If you want a deeper dive, we explored this in How Recommendation Algorithms Shape What We Watch.
Externally, Netflix’s own engineering blog offers rare transparency into how these systems are built
Real-Time Analytics Keep Streams Alive
Every second of playback generates telemetry:
- Buffer events
- Bitrate switches
- Device errors
- Regional outages
Streaming platforms analyse this data in real time to detect failures before users complain. If a CDN node degrades, traffic reroutes automatically. If a new app update increases crashes, rollbacks trigger fast.
In other words, streaming platforms don’t wait for failure—they assume it and design for recovery.
Why Streaming Tech Keeps Getting Harder
Ironically, success makes streaming more complex.
Higher resolutions (4K, 8K), live events, interactive content, and global regulations all add pressure. Meanwhile, users expect perfection. Even a few seconds of buffering can trigger mass abandonment.

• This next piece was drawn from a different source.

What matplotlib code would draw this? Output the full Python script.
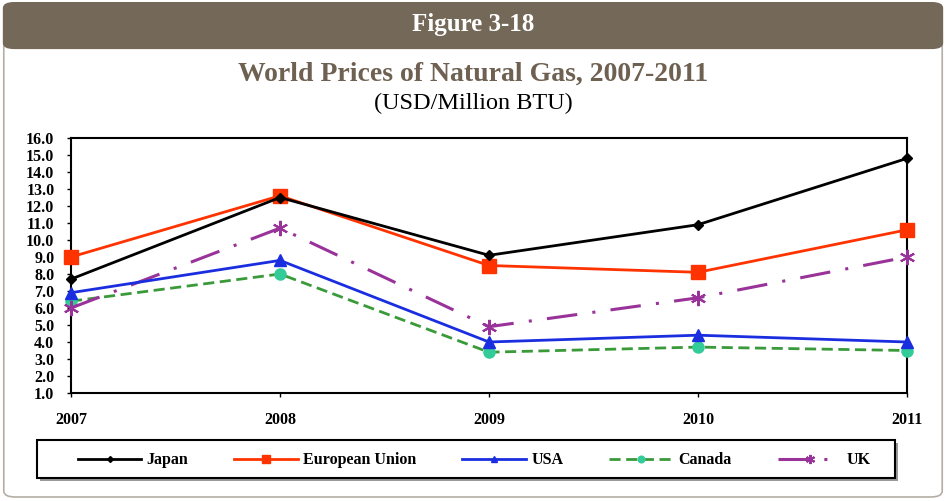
import matplotlib.pyplot as plt
from matplotlib.patches import FancyBboxPatch, Rectangle

plt.rcParams["font.family"] = ["Liberation Serif", "DejaVu Serif"]

years = [2007, 2008, 2009, 2010, 2011]
japan = [7.7, 12.5, 9.1, 10.9, 14.8]
eu = [9.0, 12.6, 8.5, 8.1, 10.6]
usa = [6.9, 8.8, 4.0, 4.4, 4.0]
canada = [6.4, 8.0, 3.4, 3.7, 3.5]
uk = [6.0, 10.7, 4.9, 6.6, 9.0]
yticks = [1.0 + i for i in range(16)]

W, H = 946, 501
fig = plt.figure(figsize=(W / 100, H / 100), dpi=100)

# header bar and outer frame
frame = FancyBboxPatch((0.004, 0.008), 0.992, 0.93, boxstyle="round,pad=0,rounding_size=0.012",
                       transform=fig.transFigure, facecolor="white", edgecolor="#b5aea6",
                       lw=1.2, zorder=-2)
fig.patches.append(frame)
header = FancyBboxPatch((0.003, 0.902), 0.994, 0.094, boxstyle="round,pad=0,rounding_size=0.012",
                        transform=fig.transFigure, facecolor="#746858", edgecolor="none", zorder=-1)
fig.patches.append(header)
fig.text(0.5, 0.951, "Figure 3-18", color="white", fontsize=18, fontweight="bold",
         ha="center", va="center")
fig.text(0.5, 0.851, "World Prices of Natural Gas, 2007-2011", color="#6e6152", fontsize=20,
         fontweight="bold", ha="center", va="center")
fig.text(0.5, 0.793, "(USD/Million BTU)", color="black", fontsize=17.5, ha="center", va="center")

ax = fig.add_axes([71 / W, 1 - 393 / H, (907 - 71) / W, (393 - 138) / H])

ax.plot(years, japan, color="black", lw=2, marker="D", ms=5, label="Japan", clip_on=False, zorder=5)
ax.plot(years, eu, color="#ff3300", lw=2, marker="s", ms=10, label="European Union", clip_on=False, zorder=4)
ax.plot(years, usa, color="#1a2ee0", lw=2, marker="^", ms=8, label="USA", clip_on=False, zorder=4)
ax.plot(years, canada, color="#3a9a3a", lw=2, ls=(0, (4, 2)), marker="o", ms=8,
        markerfacecolor="#33cc99", markeredgecolor="#33cc99", label="Canada", clip_on=False, zorder=3)
ax.plot(years, uk, color="#993399", lw=2.2, ls=(0, (10, 5, 1, 5)), marker=(6, 2, 0), ms=11,
        mew=1.5, label="UK", clip_on=False, zorder=3)

ax.set_xlim(2007, 2011)
ax.set_ylim(1, 16)
ax.set_xticks(years)
ax.set_xticklabels([str(y) for y in years])
ax.set_yticks(yticks)
ax.set_yticklabels([f"{v:.1f}" for v in yticks])
ax.tick_params(direction="out", length=3, width=1, labelsize=11.5)
ax.tick_params(axis="y", pad=9)
ax.tick_params(axis="x", pad=11)
for lab in ax.get_xticklabels() + ax.get_yticklabels():
    lab.set_fontweight("bold")
for s in ax.spines.values():
    s.set_linewidth(1.5)

# legend box drawn by hand (with a soft shadow), entries spread inside it
fig.patches.append(Rectangle((40 / W, 1 - 481 / H), (895 - 37) / W, 38 / H, transform=fig.transFigure,
                             facecolor="#9a9a9a", edgecolor="none", zorder=-1))
fig.patches.append(Rectangle((37 / W, 1 - 478 / H), (895 - 37) / W, 38 / H, transform=fig.transFigure,
                             facecolor="white", edgecolor="black", lw=1.5, zorder=-0.5))
leg = fig.legend(loc="lower left", bbox_to_anchor=(68 / W, 1 - 478 / H, (880 - 68) / W, 38 / H),
                 mode="expand", ncol=5, frameon=False,
                 prop={"weight": "bold", "size": 11.5}, handlelength=4.0, markerscale=0.6,
                 handletextpad=0.3, borderpad=0.6, borderaxespad=0)

fig.savefig("out.png", dpi=100)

As discussed in Technology Is Changing the Global Economy in Unexpected Ways, streaming platforms now operate at a scale that rivals financial networks and telecom infrastructure.
The Takeaway: Streaming Is a Masterclass in Modern Engineering
Streaming platforms succeed not because they eliminate complexity, but because they hide it exceptionally well.
They represent the convergence of networking, cloud computing, data science, and product psychology. And as media consumption continues to fragment, the technology behind streaming will only grow more intricate, more invisible, and more influential. The next time you press play, remember: you’re not just watching a show.
You’re tapping into one of the most advanced systems the internet has ever built.